Wednesday, 15 June 2011

WILLIAM RUTHERFORD: Cosmopolitan Identity in the Apology of Aristides of Athens

Recent research on the Apology of Aristides of Athens has highlighted “ethnic reasoning” in the text.  Advocates of this approach note the description of Christians, Jews, Greeks, and barbarians as genê.  They observe how Apology indexes these genê in a strategy designed to demonstrate that the Christian genos is superior.  They further point to the construction of fictive ancestries in this taxonomy.  Consequently, ethnoracial discourse is now popularly regarded as the primary mode of discursive reasoning in Apology’s formulation of Christian identity.
This presentation offers a challenge to the emerging consensus.  Focusing on the Syriac text of Apology, an important witness to Aristides’ primitive text, the presenter argues that Apology articulates Christian identity in primarily civic and cultural terms.  The text develops a logic that identifies Christians as a superior culture-group founded by a culture hero, Jesus.  The Christian mode of ritual life and collective ethic is most consistent with the divine nature (ch. 1).  As such, Christians make the best “world-citizens” because their society imitates God most accurately.
This approach of Apology is consistent with second-century patterns of civic discourse in the Second Sophistic.  The role of law and the symbolism of Athens (perhaps a purely literary construction) frame the argument in ways that reflect second-century orations in celebration of Athens as a symbol of cultural and philosophical ideals (Ael.

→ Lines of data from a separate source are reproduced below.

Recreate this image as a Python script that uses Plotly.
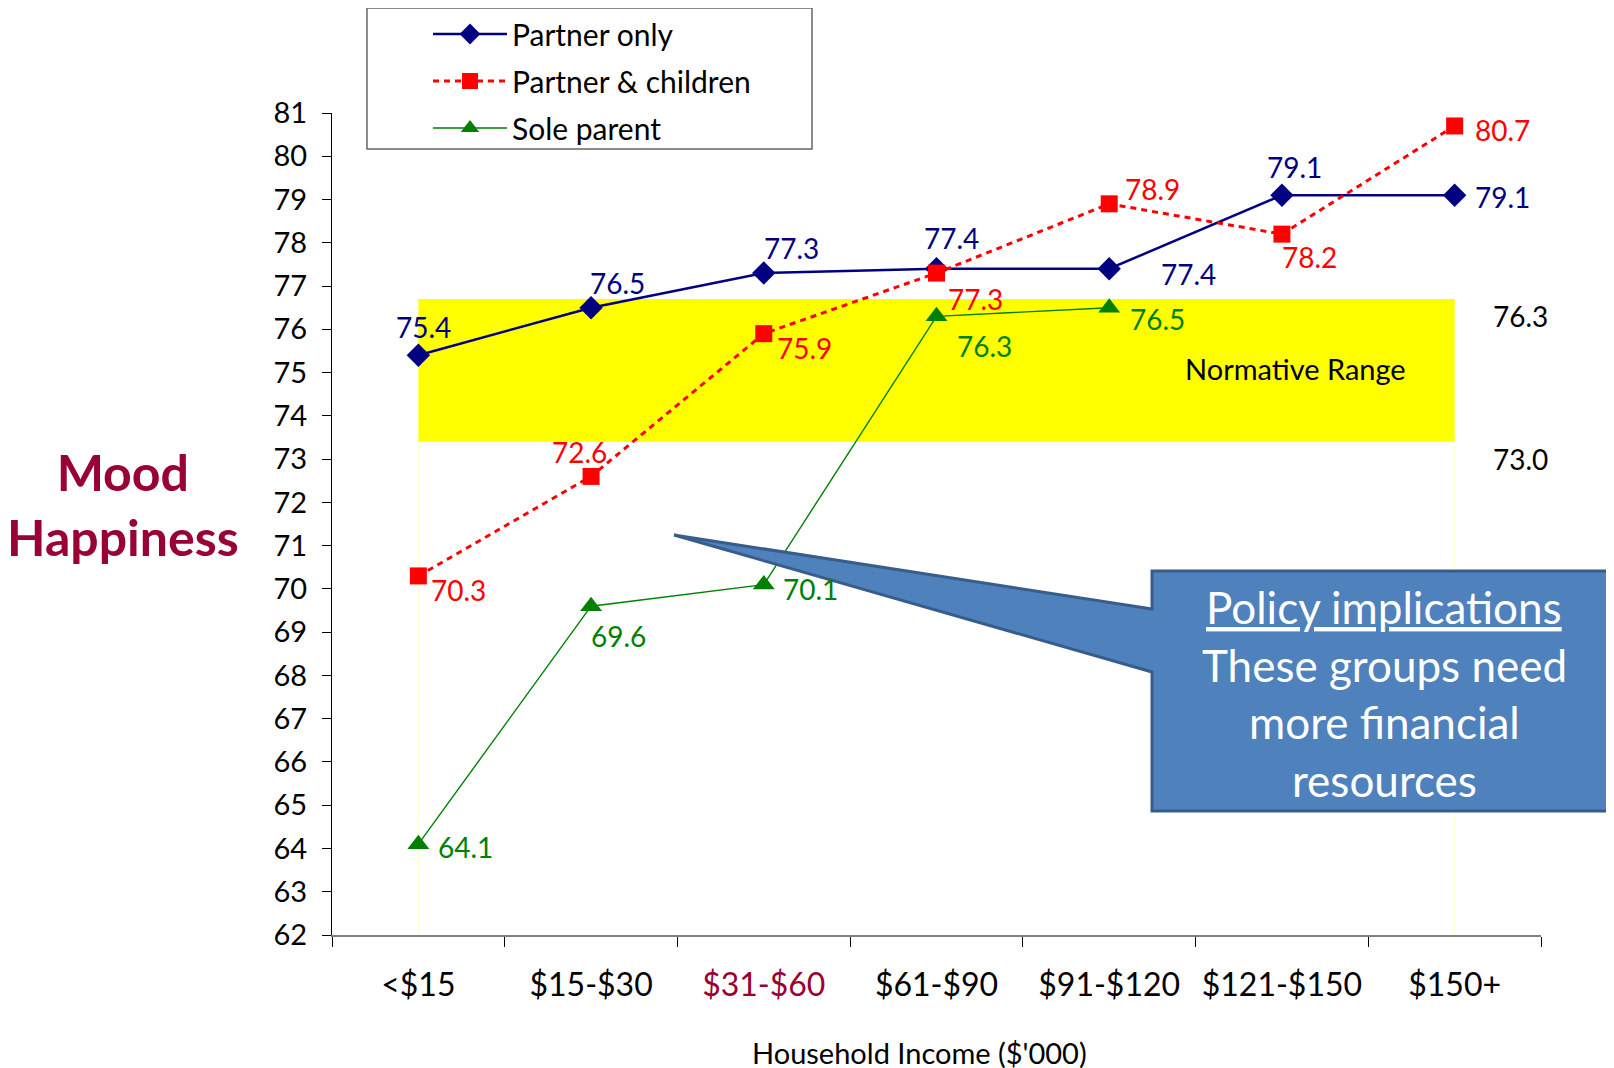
import plotly.graph_objects as go

# data
income_bands = ["<$15", "$15-$30", "$31-$60", "$61-$90", "$91-$120", "$121-$150", "$150+"]
partner_only = [75.4, 76.5, 77.3, 77.4, 77.4, 79.1, 79.1]
partner_children = [70.3, 72.6, 75.9, 77.3, 78.9, 78.2, 80.7]
sole_parent = [64.1, 69.6, 70.1, 76.3, 76.5, None, None]
norm_band = [73.4, 76.7]          # drawn extent of the yellow band
norm_labels = [76.3, 73.0]        # values printed to the right of the band
y_ticks = list(range(62, 82))

W, H = 1614, 1068
PAGE = 8  # body margin of the page
L, R, T, B = 332 - PAGE, 1541 - PAGE, 113 - PAGE, 935 - PAGE
FONT = "Lato"
CRIMSON = "#990033"


def px(x):
    return (x - PAGE - L) / (R - L)


def py(y):
    return (B - (y - PAGE)) / (B - T)


series = [
    ("Partner only", partner_only, "#000080", dict(width=2.5), dict(symbol="diamond", size=18)),
    ("Partner & children", partner_children, "#FF0000", dict(width=3, dash="6px,5px"), dict(symbol="square", size=17)),
    ("Sole parent", sole_parent, "#008000", dict(width=1.4), dict(symbol="triangle-up", size=19)),
]

# label offsets (xshift, yshift) in pixels per point
offsets = [
    [(5, 28), (26, 25), (28, 25), (15, 31), (79, -5), (13, 28), (48, -2)],
    [(40, -14), (-12, 24), (41, -14), (39, -26), (43, 15), (28, -23), (48, -4)],
    [(47, -3), (27, -30), (47, -4), (48, -30), (48, -11)],
]

fig = go.Figure()
for i, (name, vals, col, line, marker) in enumerate(series):
    fig.add_trace(go.Scatter(
        x=income_bands, y=vals, name=name, mode="lines+markers",
        line=dict(color=col, **line), marker=dict(color=col, **marker),
        legendgroup=name, connectgaps=False,
    ))

annotations = []
for (name, vals, col, _, _), offs in zip(series, offsets):
    for j, v in enumerate(vals):
        if v is None:
            continue
        dx, dy = offs[j]
        annotations.append(dict(
            x=j, y=v, xref="x", yref="y", text=f"{v:.1f}", showarrow=False,
            xshift=dx, yshift=dy, font=dict(family=FONT, size=28, color=col),
        ))

# band labels
for v in norm_labels:
    annotations.append(dict(x=6.38, y=v, xref="x", yref="y", text=f"{v:.1f}",
                            showarrow=False, font=dict(family=FONT, size=28, color="black")))
annotations.append(dict(x=5.08, y=75.1, xref="x", yref="y", text="Normative Range",
                        showarrow=False, font=dict(family=FONT, size=29, color="black")))

# y axis title
annotations.append(dict(x=px(123), y=py(504), xref="paper", yref="paper",
                        xanchor="center", yanchor="middle",
                        text="<b>Mood<br>Happiness</b>", showarrow=False,
                        font=dict(family=FONT, size=50, color=CRIMSON)))
# x axis title
annotations.append(dict(x=px(919), y=py(1052), xref="paper", yref="paper",
                        xanchor="center", yanchor="middle",
                        text="Household Income ($'000)", showarrow=False,
                        font=dict(family=FONT, size=29, color="black")))

# callout text
callout_lines = ["<u>Policy implications</u>", "These groups need", "more financial", "resources"]
for k, txt in enumerate(callout_lines):
    annotations.append(dict(x=px(1384), y=py(607 + 57.5 * k), xref="paper", yref="paper",
                            xanchor="center", yanchor="middle",
                            text=txt, showarrow=False,
                            font=dict(family=FONT, size=44, color="white")))

shapes = [
    dict(type="rect", xref="x", yref="y", x0=0, x1=6, y0=norm_band[0], y1=norm_band[1],
         fillcolor="#FFFF00", line=dict(width=0), layer="below"),
    dict(type="line", xref="x", yref="y", x0=0, x1=0, y0=62, y1=norm_band[0],
         line=dict(color="#FFFFCC", width=1), layer="below"),
    dict(type="line", xref="x", yref="y", x0=6, x1=6, y0=62, y1=norm_band[0],
         line=dict(color="#FFFFCC", width=1), layer="below"),
    # legend box
    dict(type="rect", xref="paper", yref="paper", x0=px(367), x1=px(812), y0=py(149), y1=py(8),
         line=dict(color="#666666", width=1.5), fillcolor="rgba(0,0,0,0)"),
]

# callout with pointer
pts = [(674, 535), (1152, 609), (1152, 571), (1630, 571), (1630, 811), (1152, 811), (1152, 672)]
path = "M " + " L ".join(f"{px(x):.5f},{py(y):.5f}" for x, y in pts) + " Z"
shapes.append(dict(type="path", xref="paper", yref="paper", path=path,
                   fillcolor="#4F81BD", line=dict(color="#385D8A", width=3), layer="above"))

tick_text = [f"<span style='color:{CRIMSON}'>{c}</span>" if c == "$31-$60" else c for c in income_bands]

fig.update_layout(
    width=W, height=H,
    margin=dict(l=L, r=W - R, t=T, b=H - B, autoexpand=False),
    paper_bgcolor="white", plot_bgcolor="white",
    font=dict(family=FONT, color="black"),
    showlegend=True,
    legend=dict(x=px(428), y=py(8), xanchor="left", yanchor="top",
                bgcolor="rgba(0,0,0,0)", borderwidth=0, tracegroupgap=5,
                itemwidth=74, font=dict(family=FONT, size=30, color="black")),
    xaxis=dict(type="category", range=[-0.5, 6.5], tickson="boundaries",
               tickvals=income_bands, ticktext=tick_text,
               ticks="outside", ticklen=10, tickcolor="black",
               showline=True, linecolor="#808080", linewidth=2,
               showgrid=False, zeroline=False, ticklabelstandoff=21,
               tickfont=dict(family=FONT, size=32, color="black")),
    yaxis=dict(range=[62, 81], tickvals=y_ticks, ticks="outside", ticklen=9,
               tickcolor="black", showline=True, linecolor="black", linewidth=1,
               showgrid=False, zeroline=False, ticklabelstandoff=9,
               tickfont=dict(family=FONT, size=29, color="black")),
    shapes=shapes,
    annotations=annotations,
)

fig.write_html("out.html")
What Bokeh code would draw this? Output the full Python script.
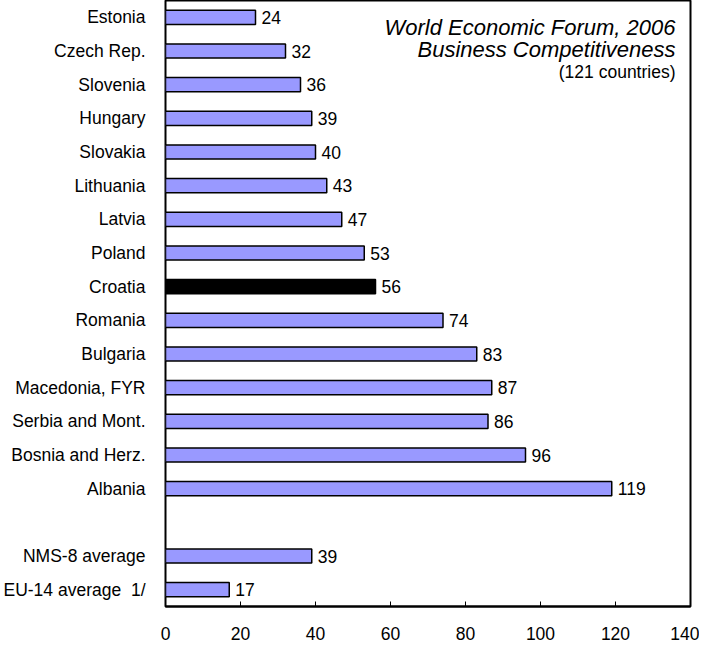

Arist. Panath. Or.).  And Apology’s integration of rationality, divine nature, and human ethics further resonates with the theory of the Stoic cosmic city.  The Stoics regarded the universe as a vibrant urban center where (rational) men and gods cohabit under common laws and participate in shared citizenship (Dio Chrys. Or. 36.38).  This is not to suggest a relationship of dependence between Apology and any particular text.  Rather, Apology shares discursive space with these arguments of the Second Sophistic.